YOUR GOAL:
Gather up every line from the entries below that uses the word "this".

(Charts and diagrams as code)
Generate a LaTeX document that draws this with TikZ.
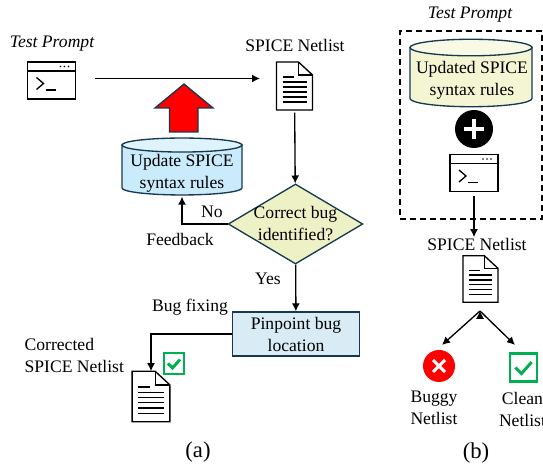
\documentclass[tikz,border=0pt]{standalone}
\usepackage{fontspec}
\setmainfont{Liberation Serif}
\usepackage{tikz}
\usetikzlibrary{arrows.meta,shapes.geometric}
\definecolor{navyline}{HTML}{17394F}
\definecolor{okgreen}{HTML}{00B050}
\definecolor{rulesblue}{HTML}{C9EBFB}
\definecolor{rulestop}{HTML}{DFF3FC}
\definecolor{rulescream}{HTML}{F4F5D2}
\definecolor{rulescreamtop}{HTML}{F9FAE6}
\definecolor{diamondfill}{HTML}{EEF1C6}
\definecolor{boxfill}{HTML}{D9ECF5}

\tikzset{
  >={Latex[length=6pt,width=6pt]},
  every node/.style={font=\fontsize{13.2}{16.5}\selectfont, align=center, inner sep=0pt},
  every path/.style={line width=1pt},
  slot/.style={minimum width=#1, minimum height=#1},
  decision/.style={draw=navyline, diamond, aspect=1.69, minimum width=101pt, minimum height=60pt, fill=diamondfill},
  caption/.style={font=\fontsize{17}{20}\selectfont},
  pics/dbdrum/.style n args={5}{code={
    \draw[navyline, fill=#4] (-#1,#3) -- (-#1,-#3) arc[start angle=180, end angle=360, x radius=#1, y radius=#2] -- (#1,#3) -- cycle;
    \draw[navyline, fill=#5] (0pt,#3) ellipse[x radius=#1, y radius=#2];
  }},
  docicon/.pic={
    \draw[fill=white, line join=miter] (-18,-24) -- (4,-24) -- (18,-11) -- (18,24) -- (-18,24) -- cycle;
    \draw (4,-24) -- (4,-11) -- (18,-11);
    \draw (-12,-9) -- (-1,-9);
    \foreach \yy in {-4,1,6,11,16} \draw (-12,\yy) -- (12,\yy);
  },
  promptwin/.pic={
    \draw[fill=white] (-24,-18.5) rectangle (24,18.5);
    \draw (-24,-9.5) -- (24,-9.5);
    \foreach \xx in {9,13,17} \fill (\xx,-14) circle (0.9);
    \draw (-15,-3) -- (-8,3) -- (-15,9);
    \draw (-6,9.5) -- (4,9.5);
  },
  tickbox/.pic={
    \draw[okgreen, line width=2.2pt, fill=white] (-10,-10.5) rectangle (10,10.5);
    \draw[okgreen, line width=2.2pt] (-6,0) -- (-1.5,4.5) -- (6,-4);
  },
  crossmark/.pic={
    \draw[white, line width=2.2pt] (-6,-6) -- (6,6) (-6,6) -- (6,-6);
  },
  plusmark/.pic={
    \draw[white, line width=3.6pt] (-10,0) -- (10,0) (0,-10) -- (0,10);
  },
}

\begin{document}
\begin{tikzpicture}[x=0.75pt, y=-0.75pt]
  \useasboundingbox (0,0) rectangle (543,466);

  % panel (a)
  \node (prompta) at (52,44) {\itshape Test Prompt};
  \node[slot=28pt] (wina) at (51.5,80.5) {};
  \pic at (wina) {promptwin};
  \node (neta) at (295,45) {SPICE Netlist};
  \node[slot=27pt] (doca) at (294.5,86) {};
  \pic at (doca) {docicon};
  \coordinate (feedout) at (95,78.5);
  \coordinate (feedin) at (260,78.5);

  \pic at (182,166.5) {dbdrum={45pt}{5.25pt}{16.1pt}{rulesblue}{rulestop}};
  \node[minimum width=90pt, minimum height=34.5pt] (update) at (182,173) {Update SPICE\\syntax rules};
  \node[decision, label={[align=center]center:Correct bug\\identified?}] (check) at (295.5,224) {};
  \node[draw=navyline, fill=boxfill, minimum width=95pt, minimum height=33pt] (locate) at (296,334) {Pinpoint bug\\location};
  \node[slot=29pt] (docb) at (151,396.5) {};
  \pic[scale=1.05] at (docb) {docicon};
  \node[slot=15pt] (tickb) at (174,363.5) {};
  \pic at (tickb) {tickbox};

  \node (no) at (212,212) {No};
  \node (feedback) at (180,239) {Feedback};
  \node (yes) at (268,279) {Yes};
  \node (fixing) at (190,307) {Bug fixing};
  \node[align=left, anchor=west] (corrected) at (24,355) {Corrected\\SPICE Netlist};
  \node[caption] (capa) at (198,452) {(a)};

  \draw[->] (feedout) -- (feedin);
  \draw[->, shorten <=6pt] (doca) edge (check);
  \draw[->] (check) -| (update);
  \draw[->] (check) edge (locate);
  \draw[->, shorten >=4pt] (locate) -| (docb);

  \draw[navyline, fill=red, miter limit=10] (184,84) -- (213,108) -- (198,108) -- (198,132) -- (169.5,132) -- (169.5,108) -- (155,108) -- cycle;

  % panel (b)
  \node (promptb) at (470,15) {\itshape Test Prompt};
  \node[draw, dash pattern=on 4.5pt off 3pt, minimum width=106.5pt, minimum height=141pt] (frame) at (471,125) {};
  \pic at (471,73) {dbdrum={45.75pt}{6.2pt}{19.1pt}{rulescream}{rulescreamtop}};
  \node (updated) at (472,80) {Updated SPICE\\syntax rules};
  \node[circle, fill=black, minimum size=28.5pt] (plus) at (474,129) {};
  \pic at (plus) {plusmark};
  \node[slot=28pt] (winb) at (474,173) {};
  \pic at (winb) {promptwin};
  \node (netb) at (477,244) {SPICE Netlist};
  \node[slot=27pt] (docc) at (480.5,279) {};
  \pic[scale=0.97] at (docc) {docicon};
  \coordinate (split) at (480,311);
  \coordinate (badin) at (442,345);
  \coordinate (cleanin) at (515,345);
  \node[circle, fill=red, minimum size=24pt] (bad) at (439,366) {};
  \pic at (bad) {crossmark};
  \node[slot=20pt] (clean) at (523.5,367.5) {};
  \pic[scale=1.35] at (clean) {tickbox};
  \node (buggy) at (434,408) {Buggy\\Netlist};
  \node (cleannet) at (522.5,409) {Clean\\Netlist};
  \node[caption] (capb) at (476,453) {(b)};

  \draw[->, shorten <=3pt] (winb.south) -- (netb.north -| winb);
  \draw[->] (split) edge (badin);
  \draw[->] (split) edge (cleanin);
\end{tikzpicture}
\end{document}
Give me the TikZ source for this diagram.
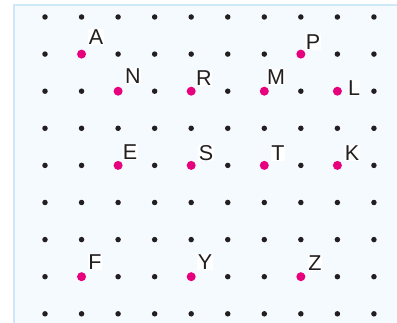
\documentclass[tikz,border=0pt]{standalone}
\usepackage{fontspec}
\setmainfont{Liberation Sans}
\definecolor{pinkpt}{HTML}{E6007E}
\definecolor{dotblk}{HTML}{231F20}
\definecolor{bgblue}{HTML}{F5FAFE}
\definecolor{edgeblue}{HTML}{CFE8F7}
\begin{document}
\begin{tikzpicture}[x=1pt,y=-1pt,
  gdot/.style={circle,fill=dotblk,inner sep=0pt,minimum size=5.5pt},
  ppt/.style={circle,fill=pinkpt,inner sep=0pt,minimum size=9pt},
  lbl/.style={fill=white,inner sep=0.5pt,font=\fontsize{21.5}{21.5}\selectfont,text=dotblk}]
\useasboundingbox (0,0) rectangle (397,323);
\clip (0,0) rectangle (397,323);
\draw[edgeblue,fill=bgblue,line width=2pt] (14,5) rectangle (410,340);
% grid dots
\foreach \i in {0,...,9}{
  \foreach \j in {0,...,8}{
    \node[gdot] (g\i-\j) at ({45+36.55*\i},{17+37.1*\j}) {};
  }
}
% pink points
\node[ppt] (pA) at (g1-1) {};
\node[ppt] (pN) at (g2-2) {};
\node[ppt] (pR) at (g4-2) {};
\node[ppt] (pM) at (g6-2) {};
\node[ppt] (pP) at (g7-1) {};
\node[ppt] (pL) at (g8-2) {};
\node[ppt] (pE) at (g2-4) {};
\node[ppt] (pS) at (g4-4) {};
\node[ppt] (pT) at (g6-4) {};
\node[ppt] (pK) at (g8-4) {};
\node[ppt] (pF) at (g1-7) {};
\node[ppt] (pY) at (g4-7) {};
\node[ppt] (pZ) at (g7-7) {};
% labels
\node[lbl] (lA) at (96,37) {A};
\node[lbl] (lN) at (133,76) {N};
\node[lbl] (lR) at (204,78) {R};
\node[lbl] (lM) at (276,77) {M};
\node[lbl] (lP) at (313,42) {P};
\node[lbl] (lL) at (354,88) {L};
\node[lbl] (lE) at (130,152) {E};
\node[lbl] (lS) at (206,153) {S};
\node[lbl] (lT) at (278,153) {T};
\node[lbl] (lK) at (352,153) {K};
\node[lbl] (lF) at (95,262) {F};
\node[lbl] (lY) at (205,262) {Y};
\node[lbl] (lZ) at (315,263) {Z};
\end{tikzpicture}
\end{document}
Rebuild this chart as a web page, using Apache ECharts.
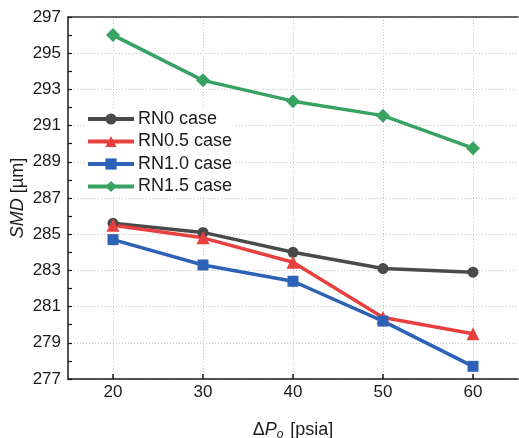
<!DOCTYPE html>
<html>
<head>
<meta charset="utf-8">
<script src="https://cdn.jsdelivr.net/npm/echarts@6/dist/echarts.min.js"></script>
<style>
  html, body { margin: 0; padding: 0; background: #fff; }
  #chart { width: 519px; height: 438px; }
</style>
</head>
<body>
<div id="chart"></div>
<script>
// Pressure drop (psia) and measured Sauter mean diameter (µm) per case
const pressureDrop = [20, 30, 40, 50, 60];
const rn0 = [285.6, 285.1, 284.0, 283.1, 282.9];
const rn05 = [285.5, 284.8, 283.45, 280.4, 279.5];
const rn10 = [284.7, 283.3, 282.4, 280.2, 277.7];
const rn15 = [296.0, 293.5, 292.35, 291.55, 289.75];
const seriesNames = ['RN0 case', 'RN0.5 case', 'RN1.0 case', 'RN1.5 case'];
const xTicks = [20, 30, 40, 50, 60];

const FONT = 'Liberation Sans, Arial, sans-serif';
const AXIS_COLOR = '#1a1a1a';
const GRID_COLOR = '#c4c4c4';
const GRID_DASH = [1, 2];

function pairs(ys) {
  return pressureDrop.map((x, i) => [x, ys[i]]);
}

function lineSeries(name, ys, color, symbol, size) {
  return {
    name: name,
    type: 'line',
    data: pairs(ys),
    symbol: symbol,
    symbolSize: size,
    showSymbol: true,
    lineStyle: { color: color, width: 3.5 },
    itemStyle: { color: color },
    z: 3
  };
}

const chart = echarts.init(document.getElementById('chart'), null, { renderer: 'canvas' });

chart.setOption({
  animation: false,
  backgroundColor: '#fff',
  textStyle: { fontFamily: FONT },
  grid: { left: 68, right: 1, top: 17, bottom: 59, containLabel: false, outerBoundsMode: 'none' },
  legend: {
    orient: 'vertical',
    left: 84,
    top: 109,
    padding: [1, 2, 1, 2],
    backgroundColor: '#fff',
    itemWidth: 46,
    itemHeight: 14,
    itemGap: 4.5,
    lineStyle: { width: 4 },
    textStyle: { fontFamily: FONT, fontSize: 18, color: '#1a1a1a', lineHeight: 18, padding: [0, 0, 0, -1] },
    data: seriesNames
  },
  xAxis: [
    {
      type: 'value',
      min: 15,
      max: 65,
      interval: 5,
      position: 'bottom',
      name: '{n|Δ}{i|P}{sub|o}{n| [psia]}',
      nameLocation: 'middle',
      nameGap: 40,
      nameTextStyle: {
        rich: {
          n: { fontFamily: FONT, fontSize: 18, color: '#1a1a1a', lineHeight: 22 },
          i: { fontFamily: FONT, fontSize: 18, fontStyle: 'italic', color: '#1a1a1a', lineHeight: 22 },
          sub: { fontFamily: FONT, fontSize: 12, fontStyle: 'italic', color: '#1a1a1a', verticalAlign: 'bottom', lineHeight: 12, padding: [0, 2, 0, 0] }
        }
      },
      axisLine: { show: true, lineStyle: { color: AXIS_COLOR, width: 1.5 } },
      axisTick: { show: true, inside: true, length: 5, customValues: xTicks, lineStyle: { color: AXIS_COLOR, width: 1.5 } },
      axisLabel: { customValues: xTicks, fontSize: 17, color: '#1a1a1a', margin: 5, fontFamily: FONT },
      splitLine: { show: true, lineStyle: { color: GRID_COLOR, type: GRID_DASH, width: 1 } }
    },
    {
      type: 'value',
      min: 15,
      max: 65,
      position: 'top',
      axisLine: { show: true, lineStyle: { color: '#333', width: 1.5 } },
      axisTick: { show: false },
      axisLabel: { show: false },
      splitLine: { show: false }
    }
  ],
  yAxis: {
    type: 'value',
    min: 277,
    max: 297,
    interval: 1,
    name: '{i|SMD}{n| [µm]}',
    nameLocation: 'middle',
    nameGap: 41,
    nameMoveOverlap: false,
    nameRotate: 90,
    nameTextStyle: {
      rich: {
        n: { fontFamily: FONT, fontSize: 18, color: '#1a1a1a' },
        i: { fontFamily: FONT, fontSize: 18, fontStyle: 'italic', color: '#1a1a1a' }
      }
    },
    axisLine: { show: true, lineStyle: { color: AXIS_COLOR, width: 1.5 } },
    axisTick: { show: true, inside: true, length: 4, lineStyle: { color: AXIS_COLOR, width: 1.2 } },
    axisLabel: {
      fontSize: 17,
      color: '#1a1a1a',
      margin: 7,
      fontFamily: FONT,
      formatter: function (v) { return (Math.round(v) % 2 === 1) ? String(v) : ''; }
    },
    // grid lines only at labelled (odd) values: alternate visible / transparent
    splitLine: { show: true, lineStyle: { color: [GRID_COLOR, 'rgba(0,0,0,0)'], type: GRID_DASH, width: 1 } }
  },
  series: [
    lineSeries(seriesNames[0], rn0, '#4a4a4a', 'circle', 11),
    lineSeries(seriesNames[1], rn05, '#e8403f', 'triangle', 13),
    lineSeries(seriesNames[2], rn10, '#2d62b6', 'rect', 11),
    lineSeries(seriesNames[3], rn15, '#38a262', 'diamond', 14)
  ]
});
</script>
</body>
</html>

EXERCISE RESULT:
Generate a LaTeX document that draws this with TikZ.
Give me the TikZ source for this diagram.
Rebuild this chart as a web page, using Apache ECharts.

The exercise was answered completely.